■ **SHORT EXERCISE**:
Extract the lines from the start through the line that holds "const yTicks = [0, 500, 1000, 1500];", both included, omitting all images.

■ **DATA**:

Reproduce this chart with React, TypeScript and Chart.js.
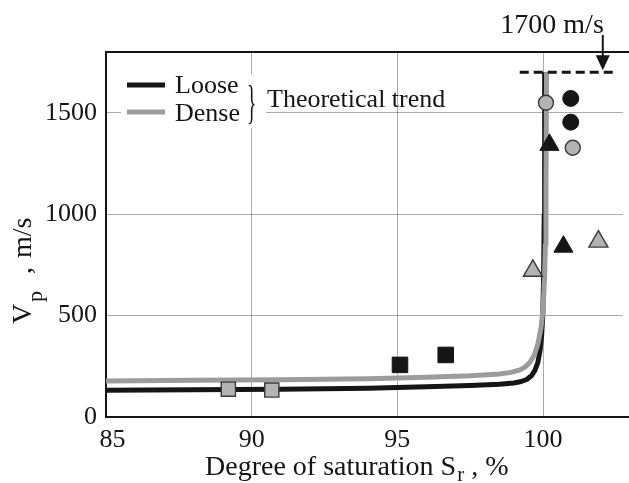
import React, { useEffect, useRef } from "react";
import { Chart, registerables } from "chart.js";

Chart.register(...registerables);

// ---- data ----
const xTicks = [85, 90, 95, 100];
const yTicks = [0, 500, 1000, 1500];

const looseX = [85, 88, 91, 94, 96, 97.5, 98.5, 99.0, 99.25, 99.44, 99.6, 99.72, 99.82, 99.9, 99.95, 99.99, 100.02, 100.04, 100.05, 100.06];
const looseY = [132, 134, 137, 142, 149, 155, 161, 168, 175, 185, 203, 230, 268, 330, 400, 500, 700, 1000, 1300, 1700];

const denseX = [85, 88, 91, 94, 96, 97.5, 98.5, 98.9, 99.21, 99.4, 99.55, 99.7, 99.83, 99.93, 100.0, 100.05, 100.08, 100.1, 100.12];
const denseY = [178, 181, 184, 189, 196, 203, 212, 220, 232, 248, 270, 305, 365, 440, 530, 680, 850, 1100, 1700];

const graySquareX = [89.2, 90.69];
const graySquareY = [137, 133];
const blackSquareX = [95.09, 96.66];
const blackSquareY = [257, 306];
const grayTriangleX = [99.65, 101.9];
const grayTriangleY = [721, 865];
const blackTriangleX = [100.22, 100.7];
const blackTriangleY = [1342, 840];
const grayCircleX = [100.1, 101.02];
const grayCircleY = [1550, 1328];
const blackCircleX = [100.95, 100.95];
const blackCircleY = [1571, 1454];

const limitX = [99.2, 102.5];
const limitY = [1700, 1700];
const limitLabel = "1700 m/s";
const arrowX = 102.05;

const legendLabels = ["Loose", "Dense"];
const legendNote = "Theoretical trend";

const SERIF = '"Liberation Serif", "Times New Roman", serif';
const INK = "#151515";
const GRAY_LINE = "#9c9c9c";
const GRAY_FILL = "#b3b3b3";

const pairs = (xs: number[], ys: number[]) => xs.map((x, i) => ({ x, y: ys[i] }));

const overlay = {
  id: "overlay",
  afterDraw(chart: any) {
    const ctx = chart.ctx as CanvasRenderingContext2D;
    const { left, right, top, bottom } = chart.chartArea;
    const xs = chart.scales.x;
    const ys = chart.scales.y;
    ctx.save();

    // the frame is open on its right side (cropped in the reference)
    ctx.fillStyle = "#ffffff";
    ctx.fillRect(right - 6, top + 2, 8, bottom - top - 4);

    // top frame line
    ctx.strokeStyle = INK;
    ctx.lineWidth = 2;
    ctx.beginPath();
    ctx.moveTo(left - 1, top);
    ctx.lineTo(right, top);
    ctx.stroke();

    // legend
    ctx.fillStyle = "#ffffff";
    ctx.fillRect(121, 74, 145, 54);
    ctx.lineWidth = 5;
    ctx.strokeStyle = INK;
    ctx.beginPath();
    ctx.moveTo(127, 85);
    ctx.lineTo(165, 85);
    ctx.stroke();
    ctx.strokeStyle = GRAY_LINE;
    ctx.beginPath();
    ctx.moveTo(127, 112);
    ctx.lineTo(165, 112);
    ctx.stroke();
    ctx.fillStyle = INK;
    ctx.textAlign = "left";
    ctx.textBaseline = "alphabetic";
    ctx.font = `26px ${SERIF}`;
    ctx.fillText(legendLabels[0], 175, 93);
    ctx.fillText(legendLabels[1], 175, 121);
    ctx.fillText(legendNote, 267, 107);
    ctx.save();
    ctx.translate(247, 118);
    ctx.scale(0.42, 1);
    ctx.font = `46px ${SERIF}`;
    ctx.fillText("}", 0, 0);
    ctx.restore();

    // arrow to the 1700 m/s line
    const ax = xs.getPixelForValue(arrowX);
    const ay = ys.getPixelForValue(limitY[0]) - 2;
    ctx.strokeStyle = INK;
    ctx.lineWidth = 2;
    ctx.beginPath();
    ctx.moveTo(ax, 35);
    ctx.lineTo(ax, ay - 12);
    ctx.stroke();
    ctx.fillStyle = INK;
    ctx.beginPath();
    ctx.moveTo(ax - 7, ay - 15);
    ctx.lineTo(ax + 7, ay - 15);
    ctx.lineTo(ax, ay);
    ctx.closePath();
    ctx.fill();
    ctx.font = `28px ${SERIF}`;
    ctx.textAlign = "right";
    ctx.fillText(limitLabel, ax + 1, 33);

    // x axis title with subscript
    ctx.textAlign = "left";
    ctx.font = `28px ${SERIF}`;
    let tx = 205;
    const tyBase = 475;
    ctx.fillText("Degree of saturation S", tx, tyBase);
    tx += ctx.measureText("Degree of saturation S").width + 1;
    ctx.font = `21px ${SERIF}`;
    ctx.fillText("r", tx, tyBase + 6);
    tx += ctx.measureText("r").width;
    ctx.font = `28px ${SERIF}`;
    ctx.fillText(" , %", tx, tyBase);

    // y axis title with subscript (rotated)
    ctx.save();
    ctx.translate(31, 324);
    ctx.rotate(-Math.PI / 2);
    ctx.font = `28px ${SERIF}`;
    ctx.fillText("V", 0, 0);
    ctx.font = `22px ${SERIF}`;
    ctx.fillText("p", 22, 11);
    ctx.font = `28px ${SERIF}`;
    ctx.fillText(",", 50, 0);
    ctx.fillText("m/s", 66, 0);
    ctx.restore();

    ctx.restore();
  },
};

export default function App() {
  const ref = useRef<HTMLCanvasElement | null>(null);

  useEffect(() => {
    document.body.style.margin = "0";
    document.body.style.overflow = "hidden";
    if (!ref.current) return;
    const markerBase = { showLine: false, order: 0 };
    const chart = new Chart(ref.current, {
      type: "scatter",
      data: {
        datasets: [
          {
            ...markerBase,
            data: pairs(graySquareX, graySquareY),
            pointStyle: "rect",
            pointRadius: 10,
            backgroundColor: GRAY_FILL,
            borderColor: "#3a3a3a",
            borderWidth: 1.4,
          },
          {
            ...markerBase,
            data: pairs(blackSquareX, blackSquareY),
            pointStyle: "rect",
            pointRadius: 11,
            backgroundColor: INK,
            borderColor: INK,
            borderWidth: 1,
          },
          {
            ...markerBase,
            data: pairs(grayTriangleX, grayTriangleY),
            pointStyle: "triangle",
            pointRadius: 11,
            backgroundColor: GRAY_FILL,
            borderColor: "#3a3a3a",
            borderWidth: 1.4,
          },
          {
            ...markerBase,
            data: pairs(blackTriangleX, blackTriangleY),
            pointStyle: "triangle",
            pointRadius: 11,
            backgroundColor: INK,
            borderColor: INK,
            borderWidth: 1,
          },
          {
            ...markerBase,
            data: pairs(grayCircleX, grayCircleY),
            pointStyle: "circle",
            pointRadius: 7.5,
            backgroundColor: GRAY_FILL,
            borderColor: "#3a3a3a",
            borderWidth: 1.4,
          },
          {
            ...markerBase,
            data: pairs(blackCircleX, blackCircleY),
            pointStyle: "circle",
            pointRadius: 8,
            backgroundColor: INK,
            borderColor: INK,
            borderWidth: 1,
          },
          {
            data: pairs(limitX, limitY),
            showLine: true,
            pointRadius: 0,
            borderColor: INK,
            borderWidth: 3,
            borderDash: [9, 5],
            order: 1,
          },
          {
            data: pairs(denseX, denseY),
            showLine: true,
            pointRadius: 0,
            borderColor: GRAY_LINE,
            borderWidth: 5,
            tension: 0,
            borderJoinStyle: "round",
            order: 2,
          },
          {
            data: pairs(looseX, looseY),
            showLine: true,
            pointRadius: 0,
            borderColor: INK,
            borderWidth: 5,
            tension: 0,
            borderJoinStyle: "round",
            order: 3,
          },
        ] as any,
      },
      options: {
        responsive: false,
        animation: false,
        layout: { autoPadding: false, padding: { top: 52, left: 0, right: 0, bottom: 0 } },
        plugins: { legend: { display: false }, tooltip: { enabled: false } },
        scales: {
          x: {
            type: "linear",
            min: 85,
            max: 102.95,
            afterBuildTicks: (s: any) => {
              s.ticks = xTicks.map((v) => ({ value: v }));
            },
            afterFit: (s: any) => {
              s.height = 66;
            },
            grid: { color: "rgba(0,0,0,0.33)", lineWidth: 1, drawTicks: false },
            border: { color: INK, width: 2 },
            ticks: {
              font: { family: SERIF, size: 26 },
              color: INK,
              padding: 8,
              callback: (v: any) => (v === xTicks[0] ? "  " + v : String(v)),
            },
          },
          y: {
            type: "linear",
            min: 0,
            max: 1800,
            afterBuildTicks: (s: any) => {
              s.ticks = yTicks.map((v) => ({ value: v }));
            },
            afterFit: (s: any) => {
              s.width = 106;
            },
            grid: { color: "rgba(0,0,0,0.33)", lineWidth: 1, drawTicks: false },
            border: { color: INK, width: 2 },
            ticks: {
              font: { family: SERIF, size: 26 },
              color: INK,
              padding: 9,
              callback: (v: any) => String(v),
            },
          },
        },
      },
      plugins: [overlay],
    });
    return () => chart.destroy();
  }, []);

  return (
    <div style={{ position: "fixed", left: 0, top: 0, width: 629, height: 483, background: "#fff" }}>
      <canvas ref={ref} width={629} height={483} style={{ display: "block", width: 629, height: 483 }} />
    </div>
  );
}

■ **THE RESPONSE**:
Reproduce this chart with React, TypeScript and Chart.js.
import React, { useEffect, useRef } from "react";
import { Chart, registerables } from "chart.js";

Chart.register(...registerables);

// ---- data ----
const xTicks = [85, 90, 95, 100];
const yTicks = [0, 500, 1000, 1500];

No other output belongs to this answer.